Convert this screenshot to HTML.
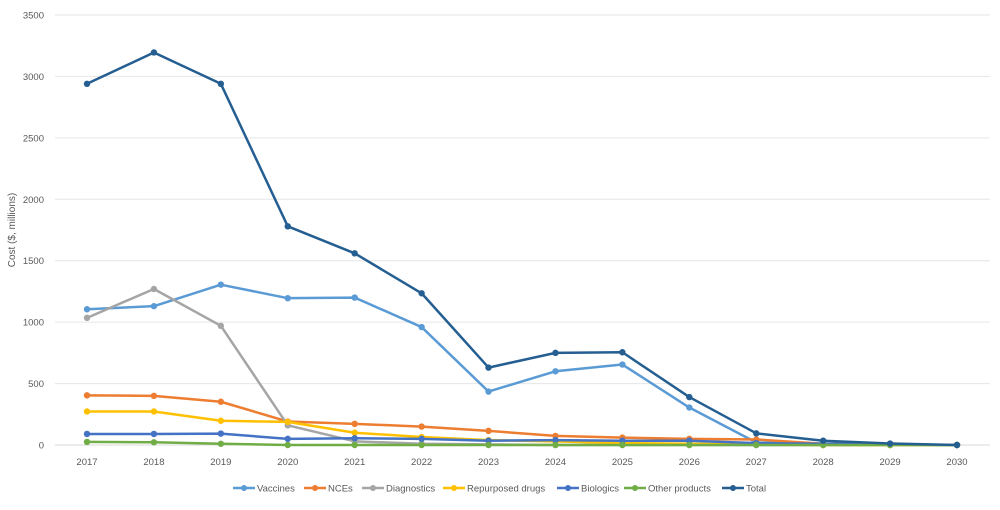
<!DOCTYPE html>
<html><head><meta charset="utf-8"><style>
body{margin:0;background:#fff;font-family:"Liberation Sans",sans-serif;}
svg text{font-family:"Liberation Sans",sans-serif;fill:#595959;}
</style></head><body>
<svg id="chart" width="1000" height="505" xmlns="http://www.w3.org/2000/svg"></svg>
<script>
const years=[2017,2018,2019,2020,2021,2022,2023,2024,2025,2026,2027,2028,2029,2030];
const yTicks=[0,500,1000,1500,2000,2500,3000,3500];
const seriesNames=["Vaccines","NCEs","Diagnostics","Repurposed drugs","Biologics","Other products","Total"];
const seriesColors=["#5b9bd5","#ed7d31","#a5a5a5","#ffc000","#4472c4","#70ad47","#255e91"];
const vaccines=[1105,1130,1305,1195,1200,960,435,600,655,305,20,10,5,0];
const nces=[404,400,352,191,172,150,115,74,60,50,45,10,5,0];
const diagnostics=[1035,1270,970,160,30,10,5,0,0,0,0,0,0,0];
const repurposed=[273,273,197,188,100,65,40,30,15,10,5,0,0,0];
const biologics=[90,90,93,50,55,50,35,40,35,35,15,10,5,0];
const other=[25,22,10,0,0,0,0,0,0,0,0,0,0,0];
const total=[2940,3195,2940,1780,1560,1235,630,750,755,390,95,35,12,0];
const allSeries=[vaccines,nces,diagnostics,repurposed,biologics,other,total];

const NS="http://www.w3.org/2000/svg";
const svg=document.getElementById('chart');
const x0=87,x1=957,yb=445,yt=15,ymax=3500;
const X=i=>x0+(x1-x0)*i/(years.length-1);
const Y=v=>yb-(yb-yt)*v/ymax;
function mk(t,a){const e=document.createElementNS(NS,t);for(const k in a)e.setAttribute(k,a[k]);svg.appendChild(e);return e;}
yTicks.forEach(v=>{
  const g=mk('line',{x1:55,x2:990,y1:Y(v),y2:Y(v),stroke:v===0?'#d9d9d9':'#e6e6e6','stroke-width':1});
  
  
  const t=mk('text',{x:44,y:Y(v)+3.5,'text-anchor':'end','font-size':9.5});
  t.textContent=v;
  
  
});
years.forEach((yr,i)=>{
  const t=mk('text',{x:X(i),y:465,'text-anchor':'middle','font-size':9.5});
  t.textContent=yr;
  
  
});
const yt2=mk('text',{x:0,y:0,'text-anchor':'middle','font-size':10,transform:'translate(15,230) rotate(-90)'});
yt2.textContent='Cost ($, millions)';


allSeries.forEach((d,s)=>{
  const pts=d.map((v,i)=>X(i)+','+Y(v)).join(' ');
  const pl=mk('polyline',{points:pts,fill:'none',stroke:seriesColors[s],'stroke-width':2.5,'stroke-linejoin':'round'});
  
  
  d.forEach((v,i)=>{
    const c=mk('circle',{cx:X(i),cy:Y(v),r:3.2,fill:seriesColors[s]});
    
    
  });
});
const legX=[233,304,362,443,557,624,722];
seriesNames.forEach((n,s)=>{
  const lx=legX[s];
  const l=mk('line',{x1:lx,x2:lx+22,y1:488,y2:488,stroke:seriesColors[s],'stroke-width':2.5});
  
  
  const c=mk('circle',{cx:lx+11,cy:488,r:3,fill:seriesColors[s]});
  
  
  const t=mk('text',{x:lx+24,y:491.5,'font-size':9.5});
  t.textContent=n;
  
  
});
</script>
</body></html>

* * * * * * * * *

Exercise:
Restate the whole listing above exactly, please, omitting every image.

Task answer:
Convert this screenshot to HTML.
<!DOCTYPE html>
<html><head><meta charset="utf-8"><style>
body{margin:0;background:#fff;font-family:"Liberation Sans",sans-serif;}
svg text{font-family:"Liberation Sans",sans-serif;fill:#595959;}
</style></head><body>
<svg id="chart" width="1000" height="505" xmlns="http://www.w3.org/2000/svg"></svg>
<script>
const years=[2017,2018,2019,2020,2021,2022,2023,2024,2025,2026,2027,2028,2029,2030];
const yTicks=[0,500,1000,1500,2000,2500,3000,3500];
const seriesNames=["Vaccines","NCEs","Diagnostics","Repurposed drugs","Biologics","Other products","Total"];
const seriesColors=["#5b9bd5","#ed7d31","#a5a5a5","#ffc000","#4472c4","#70ad47","#255e91"];
const vaccines=[1105,1130,1305,1195,1200,960,435,600,655,305,20,10,5,0];
const nces=[404,400,352,191,172,150,115,74,60,50,45,10,5,0];
const diagnostics=[1035,1270,970,160,30,10,5,0,0,0,0,0,0,0];
const repurposed=[273,273,197,188,100,65,40,30,15,10,5,0,0,0];
const biologics=[90,90,93,50,55,50,35,40,35,35,15,10,5,0];
const other=[25,22,10,0,0,0,0,0,0,0,0,0,0,0];
const total=[2940,3195,2940,1780,1560,1235,630,750,755,390,95,35,12,0];
const allSeries=[vaccines,nces,diagnostics,repurposed,biologics,other,total];

const NS="http://www.w3.org/2000/svg";
const svg=document.getElementById('chart');
const x0=87,x1=957,yb=445,yt=15,ymax=3500;
const X=i=>x0+(x1-x0)*i/(years.length-1);
const Y=v=>yb-(yb-yt)*v/ymax;
function mk(t,a){const e=document.createElementNS(NS,t);for(const k in a)e.setAttribute(k,a[k]);svg.appendChild(e);return e;}
yTicks.forEach(v=>{
  const g=mk('line',{x1:55,x2:990,y1:Y(v),y2:Y(v),stroke:v===0?'#d9d9d9':'#e6e6e6','stroke-width':1});
  
  
  const t=mk('text',{x:44,y:Y(v)+3.5,'text-anchor':'end','font-size':9.5});
  t.textContent=v;
  
  
});
years.forEach((yr,i)=>{
  const t=mk('text',{x:X(i),y:465,'text-anchor':'middle','font-size':9.5});
  t.textContent=yr;
  
  
});
const yt2=mk('text',{x:0,y:0,'text-anchor':'middle','font-size':10,transform:'translate(15,230) rotate(-90)'});
yt2.textContent='Cost ($, millions)';


allSeries.forEach((d,s)=>{
  const pts=d.map((v,i)=>X(i)+','+Y(v)).join(' ');
  const pl=mk('polyline',{points:pts,fill:'none',stroke:seriesColors[s],'stroke-width':2.5,'stroke-linejoin':'round'});
  
  
  d.forEach((v,i)=>{
    const c=mk('circle',{cx:X(i),cy:Y(v),r:3.2,fill:seriesColors[s]});
    
    
  });
});
const legX=[233,304,362,443,557,624,722];
seriesNames.forEach((n,s)=>{
  const lx=legX[s];
  const l=mk('line',{x1:lx,x2:lx+22,y1:488,y2:488,stroke:seriesColors[s],'stroke-width':2.5});
  
  
  const c=mk('circle',{cx:lx+11,cy:488,r:3,fill:seriesColors[s]});
  
  
  const t=mk('text',{x:lx+24,y:491.5,'font-size':9.5});
  t.textContent=n;
  
  
});
</script>
</body></html>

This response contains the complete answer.